MARLBORO TWP. — Ace Greg Briggs buried his head into his arms while sitting on a golf cart near the clubhouse. Teammate Andrew Young rambled about what could have been.
The members of the Cloverleaf boys golf team had their hearts broken Wednesday, as two strokes separated them from history.
Attempting to rally and earn a share of the Portage Trail Conference Metro Division championship, the Colts shot 346 at Sable Creek Golf Course. The disappointment hit like a ton of bricks after they learned Norton (346) won a fifth-man tiebreaker 98-115 and Field (345) took the tournament.
The season standings read Norton first (18 points), Field second (17) and Cloverleaf third (15), but the Colts, who were second in dual play, would have stolen the title had they won the tournament.
“The team perspective is really frustrating just tying (Norton),” said Briggs, whose team would have lost a fifth-man tiebreaker to Field as well. “We had to win (the tournament) to win the league or be co-champs and for it to be just (two strokes) …
“I know I missed half a dozen 3-foot putts that could have made the difference and I know all of us had strokes we could have gotten back. It’s frustrating.”

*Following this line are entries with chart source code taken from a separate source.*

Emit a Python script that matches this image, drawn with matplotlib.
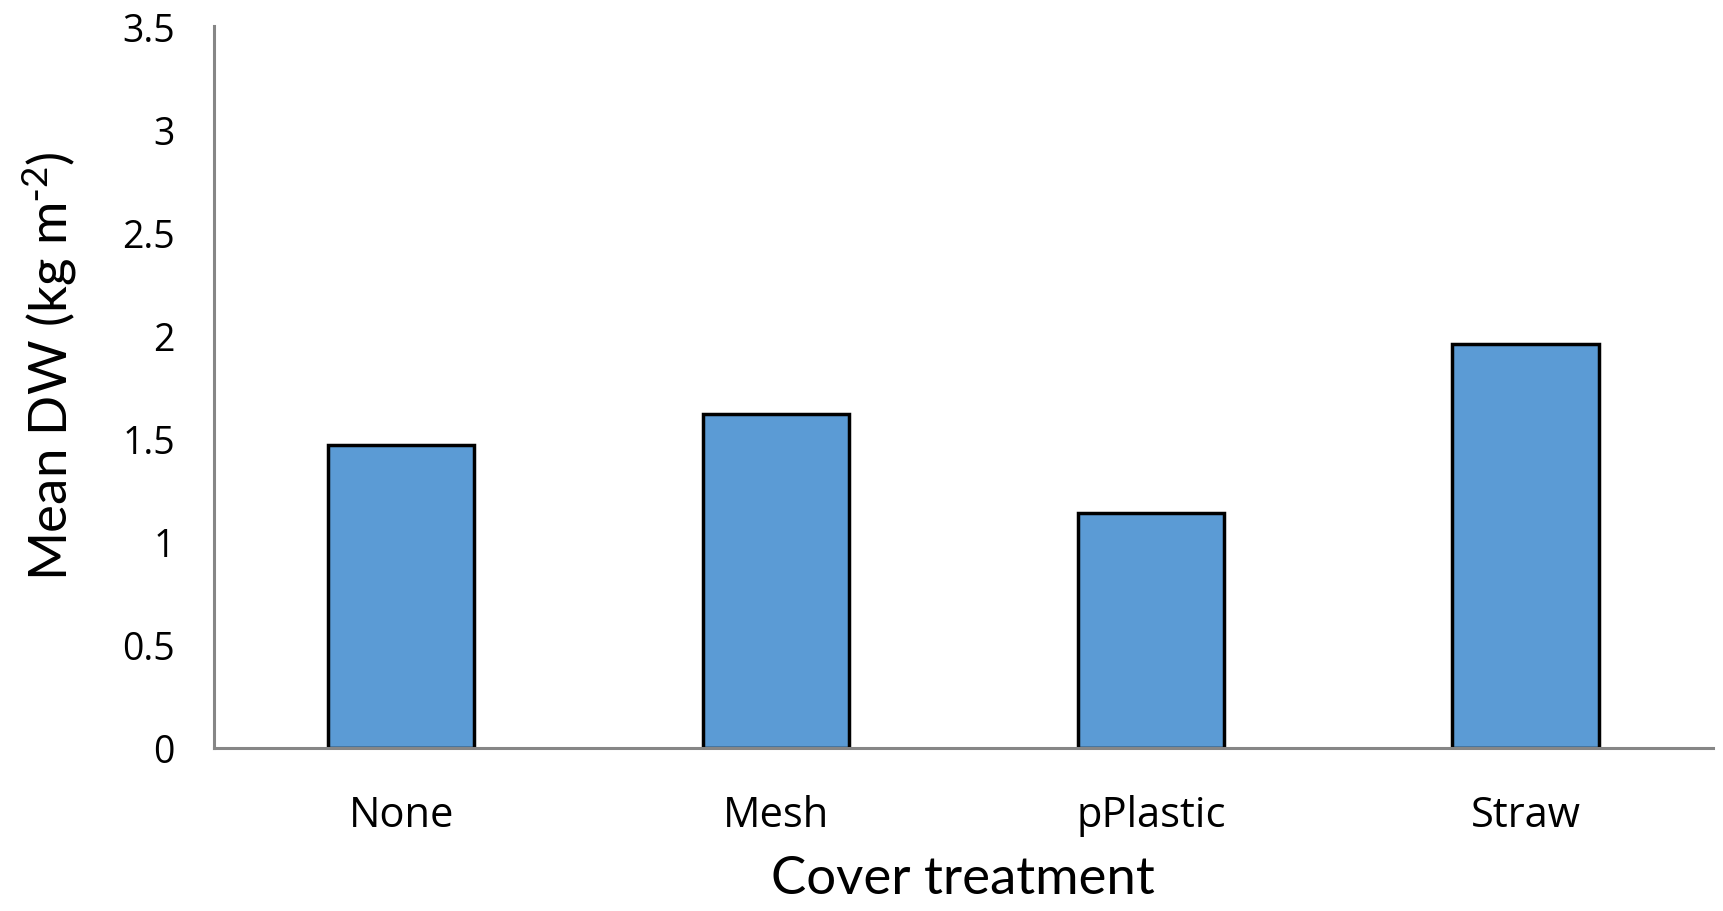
import matplotlib
matplotlib.use("Agg")
import matplotlib.pyplot as plt

# data
categories = ["None", "Mesh", "pPlastic", "Straw"]
mean_dw = [1.47, 1.62, 1.14, 1.96]
y_ticks = [0, 0.5, 1, 1.5, 2, 2.5, 3, 3.5]
y_tick_labels = ["0", "0.5", "1", "1.5", "2", "2.5", "3", "3.5"]

BAR_COLOR = "#5B9BD5"
AXIS_COLOR = "#868686"

plt.rcParams["font.family"] = ["Lato", "DejaVu Sans"]
plt.rcParams["mathtext.default"] = "regular"

fig = plt.figure(figsize=(17.24, 9.12), dpi=100)
ax = fig.add_axes([0.124, 0.179, 0.8696, 0.791])

x = range(len(categories))
ax.bar(x, mean_dw, width=0.39, color=BAR_COLOR, edgecolor="black", linewidth=2.5, zorder=2)

ax.set_xlim(-0.5, len(categories) - 0.5)
ax.set_ylim(0, 3.5)
ax.set_yticks(y_ticks)
ax.set_yticklabels(y_tick_labels, family=["Open Sans", "DejaVu Sans"], fontsize=27)
ax.set_xticks(list(x))
ax.set_xticklabels(categories, family=["Open Sans", "DejaVu Sans"], fontsize=30)

ax.tick_params(axis="both", length=0)
ax.tick_params(axis="y", pad=28)
ax.tick_params(axis="x", pad=33)

for side in ["top", "right"]:
    ax.spines[side].set_visible(False)
for side in ["left", "bottom"]:
    ax.spines[side].set_color(AXIS_COLOR)
    ax.spines[side].set_linewidth(2.2)

ax.set_ylabel("Mean DW (kg m$^{\\text{-}2}$)", fontsize=38)
ax.yaxis.set_label_coords(-0.090, 0.531)
ax.set_xlabel("Cover treatment", fontsize=38, labelpad=14)

fig.savefig("out.png", dpi=100)
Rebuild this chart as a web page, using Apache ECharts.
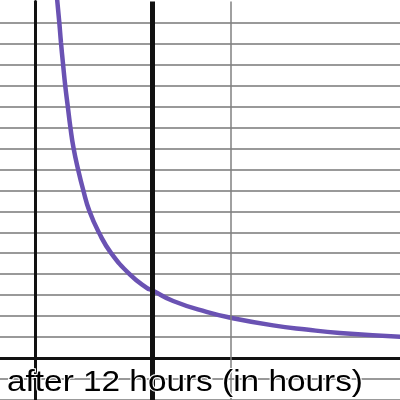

The PTC uses a non-traditional 10-8-7-6-5-3-1 point system to determine the overall champion, with the regular season and tournament weighted equally. Entering the day, Norton (13-1, 10 points), Cloverleaf (12-2, 8) and Field (11-3, 7) were in a dogfight.
Post-round scoreboard watching was jam-packed and intense. The Falcons won the tournament due in large part to an 81 from No. 5 man Evan Dalziel, while Panthers No. 5 Mitch Zimmerman (86) proved to be clutch as well.
The Colts countered with their usual staple of Briggs (79), Jake Stevens (87), Young (89) and Jack Lewarchick (91), but their efforts weren’t enough to win the program’s first league championship since 1983, when eventual Class AAA state medalist Tom Kies led Cloverleaf to the top of the Pioneer Conference.
The news was tough to take for Briggs, one of the top players in Medina County who tied PTC Metro Division Player of the Year Mason Juersivich for the lowest score in the division.
“I can’t think about it like that (as a positive) right now,” he said. “I don’t think I ever will. It’s a hard loss.”
Ron Wachtel had a different view. Though the longtime Cloverleaf coach also expressed disappointment in his team not winning, he preferred to look at the bigger picture.
In their first PTC season, the Colts gave themselves a puncher’s chance in the Metro Division race. They also are on track to record their lowest team scoring average in seven years and believe they have a chance to compete at the Barberton Brookside Division I Sectional in less than two weeks.
That’s a 180-degree attitude shift for a squad that lost 38 of its final 42 Suburban League matches.
“Overall for the season, it’s been a real success,” Wachtel said. “The kids were excited that they had a shot that meant something. The last few years, we were in last going (into the SL Postseason Tournament) and there wasn’t a lot of hope.
“Whenever you have a chance, you feel excited. The kids are down right now, but when they look back at it in a few days, they’ll be proud.”
Results
MARLBORO TWP. — Results from the Portage Trail Conference Metro Division Tournament at par-72 Sable Creek G.C.
Overall standings: 1. Norton (13-1) 18, 2. Field (11-3) 17, 3. Cloverleaf (12-2) 15, T4. Ravenna (6-8) 11, T4. Coventry (6-8) 11, 6. Woodridge (5-9) 8, 7. Springfield (2-12) 6, 8. Streetsboro (1-13) 2.
Tournament standings: 1. Field 345, 2. Norton 346, 3. Cloverleaf 346, 4. Coventry 363, 5. Ravenna 377, 6. Woodridge 378, 7. Springfield 382, 8. Streetsboro 425.
Cloverleaf (346): Greg Briggs 79, Jake Stevens 87, Andrew Young 89, Jack Lewarchick 91, Brian Matheny 115, Frank English 119.